Tarafa Marouane : Sopriam est une société de distribution automobile qui a pignon sur rue depuis plus de 40 ans sur le marché marocain. Nous avons également fait du montage automobile, pour évoluer progressivement en rachetant tout le réseau de nos concessionnaires. Aujourd'hui, nous avons un réseau en propre et une usine PSA va voir le jour à Kénitra, qui fabriquera des véhicules pour le marché marocain et pour l'international. Le constructeur PSA va proposer une importante gamme de produits et prévoit des lancements importants durant les trois prochaines années. Pour nous, il est essentiel d'abord de redonner la place qu'il faut à Sopriam, dont les parts de marché ont baissé ces derniers temps. En tant que distributeur, nous sommes conscients qu'il faut améliorer certaines choses, à travers la mise à niveau des installations, des succursales, etc., mais aussi à travers une montée en compétence de nos ressources humaines pour être capables d'assurer un service de qualité. Il est aussi nécessaire de proposer davantage de services à travers le digital. Le concept de la distribution devra également être revu, parce que nous arriverons avec des véhicules hybrides et électriques qui ne consomment pas les pièces de rechange comme pour les véhicules thermiques. Le businessmodel va donc changer; il faudra ainsi être vigilant sur les investissements à venir pour s'adapter à ce type de véhicules. C'est la raison pour laquelle nous allons travailler sur un modèle de distribution davantage basé sur les concepts-stores, avec des points de vente. Avec PSA, nous comptons également lancer Eurorepar, qui est une franchise de pièces de rechange multimarques. Tout cela pour vous dire qu'il y a aussi bien une préoccupation sur la qualité, la montée en gamme et la montée en compétence, qu'une réflexion sur la distribution en termes de coûts pour être compétitifs.
F.N.H. : Ce partenariat et les synergies qui en découleront auront-ils un effet bénéfique sur vos marges ? Les marques Sopriam seront-elles moins chères ?
T. M. : Le but n'est pas d'être moins cher. La politique du constructeur PSA aujourd'hui est plutôt de monter en gamme. Quand on regarde l'évolution de la demande du marché, les acquéreurs veulent des véhicules mieux équipés, contrairement à une certaine époque où l'achat d'une voiture était essentiellement lié à la motorisation. Aujourd'hui, au-dessus d'un prix de 200.000 dirhams, les gens vous réclament davantage d'équipements.
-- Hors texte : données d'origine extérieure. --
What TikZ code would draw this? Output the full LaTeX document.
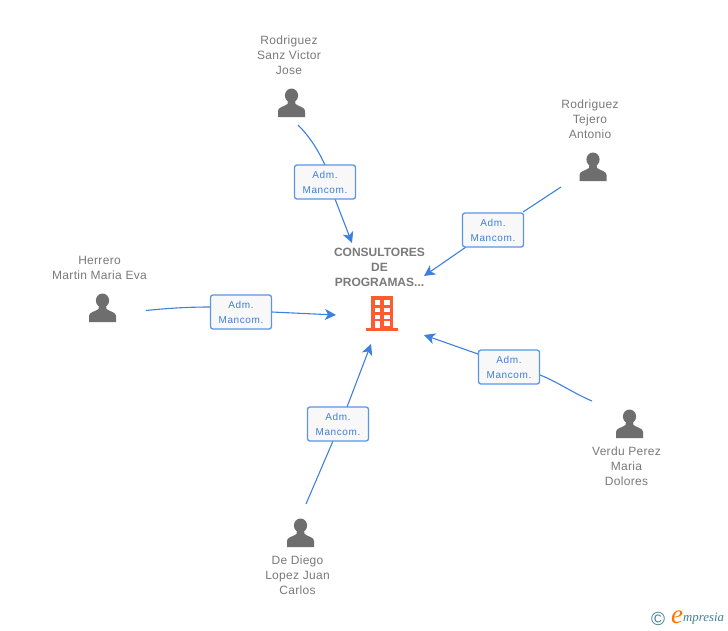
\documentclass[tikz,border=0pt]{standalone}
\usepackage{fontspec}
\setmainfont{Liberation Sans}
\newfontfamily\spaced[LetterSpace=6]{Liberation Sans}
\newfontfamily\tightspaced[LetterSpace=2.5]{Liberation Sans}
\newfontfamily\logofont{Liberation Serif}
\definecolor{conn}{HTML}{3D80E0}
\definecolor{boxline}{HTML}{5A96E6}
\definecolor{boxfill}{HTML}{F8F8F8}
\definecolor{labelblue}{HTML}{3D7FD9}
\definecolor{icongray}{HTML}{6E6E6E}
\definecolor{textgray}{HTML}{7A7A7A}
\definecolor{orangered}{HTML}{FF5A30}
\definecolor{teal}{HTML}{3F8196}
\usetikzlibrary{arrows.meta}
\tikzset{
  x=1pt,y=-1pt,
  person/.pic={
    \fill[icongray] (0,-7.5) ellipse (6.6 and 7);
    \fill[icongray] (-13.5,14) -- (-13.5,8) .. controls (-13.5,4) and (-8,4) .. (-4,1) -- (-3.5,-3)
      -- (3.5,-3) -- (4,1) .. controls (8,4) and (13.5,4) .. (13.5,8) -- (13.5,14) -- cycle;
  },
  personlabel/.style={align=center,font=\tightspaced\fontsize{12}{15}\selectfont,text=textgray,inner sep=0pt},
  rolebox/.style={draw=boxline,line width=1.3pt,fill=boxfill,rounded corners=2.5pt,minimum width=61pt,minimum height=34pt,
    inner sep=0pt,align=center,text=labelblue,font=\spaced\fontsize{10}{15}\selectfont},
  link/.style={conn,line width=1.1pt},
  linkend/.style={conn,line width=1.1pt,-{Stealth[length=11pt,width=11pt,inset=3pt]}},
  companylabel/.style={align=center,font=\bfseries\fontsize{12}{15}\selectfont,text=textgray,inner sep=0pt},
}
\begin{document}
\begin{tikzpicture}
\useasboundingbox (0,0) rectangle (728,630);
\fill[white] (0,0) rectangle (728,630);

% person anchors
\coordinate (pa) at (291.5,103);
\coordinate (pb) at (593,167);
\coordinate (pc) at (102.5,308);
\coordinate (pd) at (629.5,424);
\coordinate (pe) at (300.5,533);
\foreach \p in {pa,pb,pc,pd,pe} {\pic at (\p) {person};}

\node[personlabel] (la) at (289,55) {Rodriguez\\Sanz Victor\\Jose};
\node[personlabel] (lb) at (590,119) {Rodriguez\\Tejero\\Antonio};
\node[personlabel] (lc) at (99.5,267.5) {Herrero\\Martin Maria Eva};
\node[personlabel] (ld) at (626.5,466) {Verdu Perez\\Maria\\Dolores};
\node[personlabel] (le) at (297.5,575) {De Diego\\Lopez Juan\\Carlos};

% company
\node[companylabel] (co) at (379.5,267) {CONSULTORES\\DE\\PROGRAMAS...};
\fill[orangered] (371,296) rectangle (393,328);
\fill[orangered] (366,328) rectangle (398,330.5);
\foreach \y in {300,307.5,314.5} {
  \fill[white] (374.5,\y) rectangle (380,\y+4.5);
  \fill[white] (384,\y) rectangle (389.5,\y+4.5);
}
\fill[white] (375,321) rectangle (380,328);
\fill[white] (384,321) rectangle (389.5,325.5);

% connector free ends
\coordinate (sa) at (298,125);
\coordinate (ta) at (352,243);
\coordinate (sb) at (561,187);
\coordinate (tb) at (424,276);
\coordinate (sc) at (146,310.5);
\coordinate (tc) at (336,315);
\coordinate (sd) at (592,401);
\coordinate (td) at (424,335);
\coordinate (se) at (306,504);
\coordinate (te) at (371,344);

% connectors
\draw[link] (sa) .. controls (310,137) and (318,150) .. (325,165);
\draw[linkend] (335,199) -- (ta);
\draw[link] (sb) -- (523,212);
\draw[linkend] (466,247) -- (tb);
\draw[link] (sc) .. controls (170,308) and (190,307) .. (210,307);
\draw[linkend] (272,312) -- (tc);
\draw[link] (sd) .. controls (573,393) and (556,381) .. (540,375);
\draw[linkend] (478,354) -- (td);
\draw[link] (se) -- (333,441);
\draw[linkend] (347,407) -- (te);

% role boxes
\node[rolebox] (ra) at (325,182) {Adm.\\Mancom.};
\node[rolebox] (rb) at (493,230) {Adm.\\Mancom.};
\node[rolebox] (rc) at (241,312) {Adm.\\Mancom.};
\node[rolebox] (rd) at (509,367) {Adm.\\Mancom.};
\node[rolebox] (re) at (338,424) {Adm.\\Mancom.};

% logo
\node[inner sep=0pt,text=teal,font=\fontsize{19}{19}\selectfont] (cr) at (658,619) {©};
\node[inner sep=0pt,text=orange!90!red,font=\logofont\itshape\fontsize{27}{27}\selectfont] (lge) at (677,617) {e};
\node[inner sep=0pt,anchor=west,text=teal,font=\logofont\itshape\fontsize{12.8}{13}\selectfont] (lgm) at (683,619) {mpresia};
\end{tikzpicture}
\end{document}
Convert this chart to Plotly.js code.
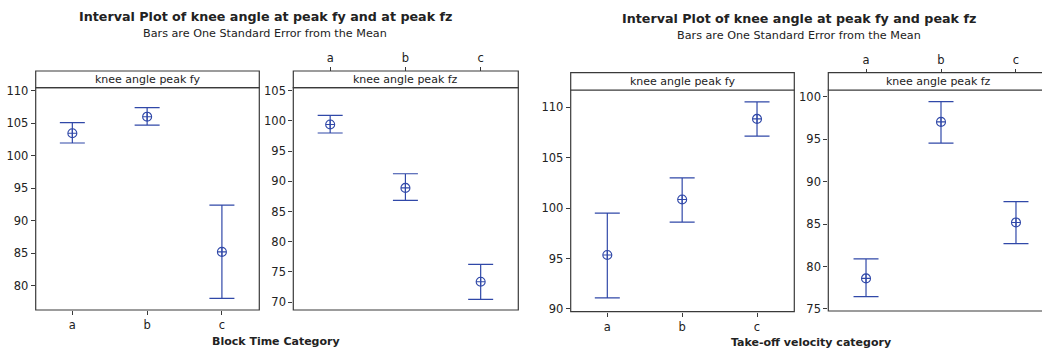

La boîte automatique, les rétroviseurs électriques, la climatisation, etc., sont aujourd'hui des équipements standard. Les clients en veulent plus et sont beaucoup plus exigeants. Nous ne pouvons pas les traiter comme on le faisait par le passé. Ils sont plus sensibles à l'accueil, à la politesse et à la manière avec laquelle on traite leurs demandes….
F.N.H. : La stratégie accorde une place proéminente au service relation client, l'expérience client, le digital... Le marché marocain, qui est encore un marché relativement petit, est-il, selon vous, mature et réceptif à ce genre d'innovations ?
T. M. : L'expérience client a beaucoup changé. Les Marocains sont branchés sur les chaînes de télé françaises et voyagent de plus en plus. Par ailleurs, avec le développement de l'hôtellerie et de la distribution au Maroc et la présence de toutes les grandes marques mondiales, la clientèle CSP A et B est désormais habituée à des expériences clients haut de gamme. Cette clientèle ne vous compare plus au concessionnaire du coin.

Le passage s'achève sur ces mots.